I recently saw the documentary “James Baldwin: The Price of a Ticket”. It’s an older doc, recently restored and presumably released to generate interest in Baldwin before “I am not Your Negro” is released in more theatres.
It rekindled my interest in an author I adored in high school/ early university. I realized I’d read his essays, but never his novels (of which there are many). Another Country is one of his best-known novels, and it’s generally considered a masterpiece. It’s one of those rare books that I think everyone should read, not because they'll love it but because it’s so provocative book that it’s worth some bandwidth.
It’s hard to explain without giving away key plot points/ surprises, but the book has different sections - it doesn’t end the way that it begins. Stuff and characters change.
The dominant theme, of course, is race. There’s also an exploration of love and human connection, particularly love as it relates to minorities (race, class, gender, sexuality).
There’s something for the brooding poet:
He had often thought of his loneliness, for example, as a condition which testified to his superiority.
The aim of the dreamer, after all, is merely to go on dreaming and not to be molested by the world. His dreams are his protection against the world. But the aims of life are antithetical to those of the dreamer, and the teeth of the world are sharp.
There’s exploration of male/ female power:
“No,” he said, frankly, “I don’t. I don’t believe all this female intuition shit. It’s something women have dreamed up.”
“You can say that— and in such a tone!” She mimicked him: “Something women have dreamed up. But I can’t say that— what men have ‘dreamed up’ is all there is, the world they’ve dreamed up is the world.”
He laughed. She subsided.
“Well. It’s true.”
There’s violence and tragedy, but there’s also hope:
... if you can get through the worst, you’ll see the best.

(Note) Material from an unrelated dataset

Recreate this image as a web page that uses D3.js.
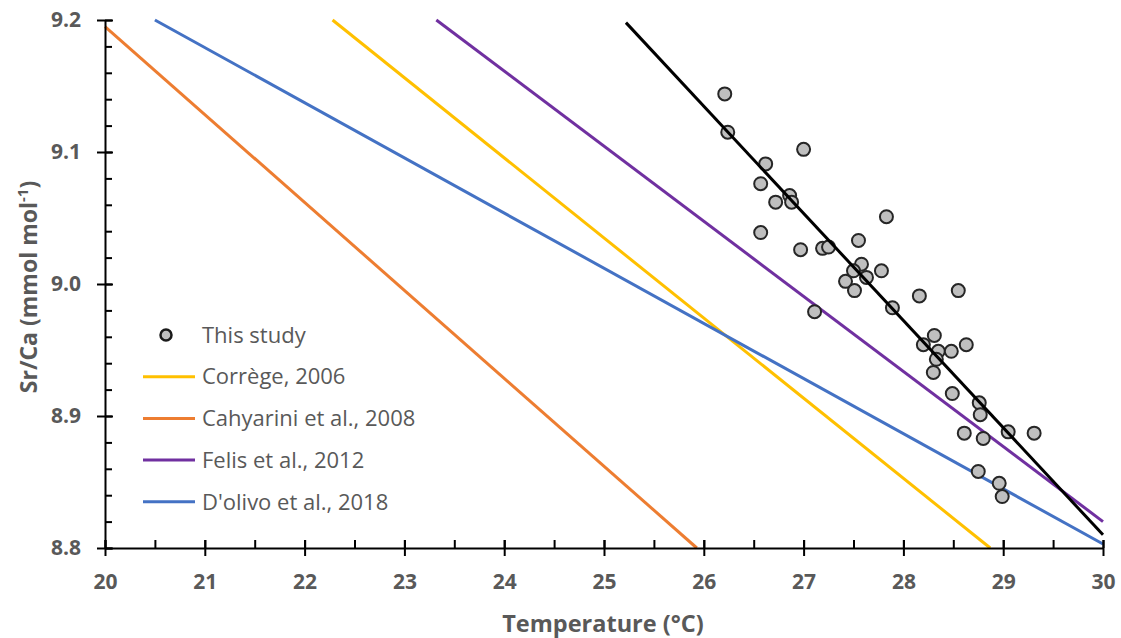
<!DOCTYPE html>
<html>
<head>
<meta charset="utf-8">
<script src="https://cdn.jsdelivr.net/npm/d3@7"></script>
<style>
  body { margin: 0; background: #fff; }
  text { font-family: "Open Sans", "Noto Sans", sans-serif; }
</style>
</head>
<body>
<div id="chart"></div>
<script>
// Sr/Ca vs temperature calibration chart

// This study: coral Sr/Ca against SST
const studyTemp = [26.21, 26.24, 27.00, 26.62, 26.57, 26.86, 26.72, 26.88, 27.83, 26.57,
  27.55, 26.97, 27.19, 27.25, 27.58, 27.50, 27.78, 27.63, 27.42, 27.51,
  27.89, 27.11, 28.16, 28.55, 28.31, 28.20, 28.35, 28.48, 28.63, 28.33,
  28.30, 28.49, 28.76, 28.77, 28.61, 28.80, 29.05, 29.31, 28.75, 28.96, 28.99];
const studySrCa = [9.144, 9.115, 9.102, 9.091, 9.076, 9.067, 9.062, 9.062, 9.051, 9.039,
  9.033, 9.026, 9.027, 9.028, 9.015, 9.010, 9.010, 9.005, 9.002, 8.995,
  8.982, 8.979, 8.991, 8.995, 8.961, 8.954, 8.949, 8.949, 8.954, 8.943,
  8.933, 8.917, 8.910, 8.901, 8.887, 8.883, 8.888, 8.887, 8.858, 8.849, 8.839];

// regression through this study's data (end points)
const fitTemp = [25.22, 30.0];
const fitSrCa = [9.198, 8.810];

// published calibrations: end points of each line
const calNames = ["Corrège, 2006", "Cahyarini et al., 2008", "Felis et al., 2012", "D'olivo et al., 2018"];
const calColours = ["#ffc000", "#ed7d31", "#7030a0", "#4472c4"];
const calTemp = [[22.28, 28.87], [20.0, 25.93], [23.32, 30.0], [20.50, 30.0]];
const calSrCa = [[9.2, 8.8], [9.195, 8.8], [9.2, 8.820], [9.2, 8.803]];

const xTicks = [20, 21, 22, 23, 24, 25, 26, 27, 28, 29, 30];
const yTicks = [8.8, 8.9, 9.0, 9.1, 9.2];

const width = 1121, height = 638;
const grey = "#595959";

const svg = d3.select("#chart").append("svg")
  .attr("width", width).attr("height", height);

const x = d3.scaleLinear().domain([20, 30]).range([105, 1103]);
const y = d3.scaleLinear().domain([8.8, 9.2]).range([548, 20]);

// calibration lines
const line = d3.line().x(d => x(d[0])).y(d => y(d[1]));
calNames.forEach((n, i) => {
  svg.append("path")
    .attr("d", line(d3.zip(calTemp[i], calSrCa[i])))
    .attr("fill", "none").attr("stroke", calColours[i]).attr("stroke-width", 3);
});

// axes: minor ticks inside, major ticks crossing
const minorX = d3.range(20, 30.01, 0.5);
const minorY = d3.range(8.8, 9.201, 0.02);

svg.append("g").attr("transform", `translate(0,${y(8.8)})`)
  .call(d3.axisBottom(x).tickValues(minorX).tickSize(-8).tickFormat(""))
  .call(g => g.selectAll("line").attr("stroke", "#000").attr("stroke-width", 2))
  .call(g => g.select(".domain").remove());
svg.append("g").attr("transform", `translate(${x(20)},0)`)
  .call(d3.axisLeft(y).tickValues(minorY).tickSize(-7).tickFormat(""))
  .call(g => g.selectAll("line").attr("stroke", "#000").attr("stroke-width", 2))
  .call(g => g.select(".domain").remove());

const xAxis = svg.append("g").attr("transform", `translate(0,${y(8.8)})`)
  .call(d3.axisBottom(x).tickValues(xTicks).tickSize(8).tickSizeOuter(0).tickPadding(18).tickFormat(d3.format("d")));
xAxis.selectAll(".tick line").attr("y1", -8).attr("y2", 8);
const yAxis = svg.append("g").attr("transform", `translate(${x(20)},0)`)
  .call(d3.axisLeft(y).tickValues(yTicks).tickSize(8).tickSizeOuter(0).tickPadding(16).tickFormat(d3.format(".1f")));
yAxis.selectAll(".tick line").attr("x1", -8).attr("x2", 8);

[xAxis, yAxis].forEach(a => {
  a.select(".domain").attr("stroke", "#000").attr("stroke-width", 2);
  a.selectAll(".tick line").attr("stroke", "#000").attr("stroke-width", 2);
  a.selectAll(".tick text").attr("fill", grey)
    .style("font-size", "21px").style("font-weight", "bold")
    .style("font-family", "'Open Sans', sans-serif");
});

// this study points
svg.append("g").selectAll("circle")
  .data(d3.zip(studyTemp, studySrCa))
  .join("circle")
  .attr("cx", d => x(d[0])).attr("cy", d => y(d[1])).attr("r", 6.5)
  .attr("fill", "#bfbfbf").attr("stroke", "#262626").attr("stroke-width", 2);

svg.append("path")
  .attr("d", line(d3.zip(fitTemp, fitSrCa)))
  .attr("fill", "none").attr("stroke", "#000").attr("stroke-width", 3);

// axis titles
svg.append("text")
  .attr("x", 603).attr("y", 632)
  .attr("text-anchor", "middle").attr("fill", grey)
  .style("font-size", "23.5px").style("font-weight", "bold")
  .text("Temperature (°C)");

const yt = svg.append("text")
  .attr("transform", "translate(37,287) rotate(-90)")
  .attr("text-anchor", "middle").attr("fill", grey)
  .style("font-size", "23px").style("font-weight", "bold");
yt.append("tspan").text("Sr/Ca (mmol mol");
yt.append("tspan").attr("dy", -9).style("font-size", "15px").text("-1");
yt.append("tspan").attr("dy", 9).text(")");

// legend
const legend = svg.append("g");
const rowY = i => 335 + i * 41.7;
legend.append("circle").attr("cx", 166).attr("cy", rowY(0)).attr("r", 5.5)
  .attr("fill", "#bfbfbf").attr("stroke", "#1a1a1a").attr("stroke-width", 2.5);
legend.append("text").attr("x", 202).attr("y", rowY(0)).attr("dy", "0.35em")
  .attr("fill", grey).style("font-size", "22px").text("This study");
calNames.forEach((n, i) => {
  legend.append("line")
    .attr("x1", 143).attr("x2", 195).attr("y1", rowY(i + 1)).attr("y2", rowY(i + 1))
    .attr("stroke", calColours[i]).attr("stroke-width", 3);
  legend.append("text").attr("x", 202).attr("y", rowY(i + 1)).attr("dy", "0.35em")
    .attr("fill", grey).style("font-size", "22px").text(n);
});
</script>
</body>
</html>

There are a few aspects of the book that are out-of-place in 2017. The fact that the entire book is about 4 chapters long makes it a little challenging to read on the subway. The fact that most of the characters are largely unlikeable will be tough for some readers (I subscribe to the notion that an author can write about unlikeable people without actually endorsing them). And the focus on characters over plot/ events is very much of its time (something I love but harder to get into for the whizz-bang-video-game-movie-app-blinky-blink-era). But honestly, there’s a lifetime of provocative thoughts and perspectives to discover in Another Country.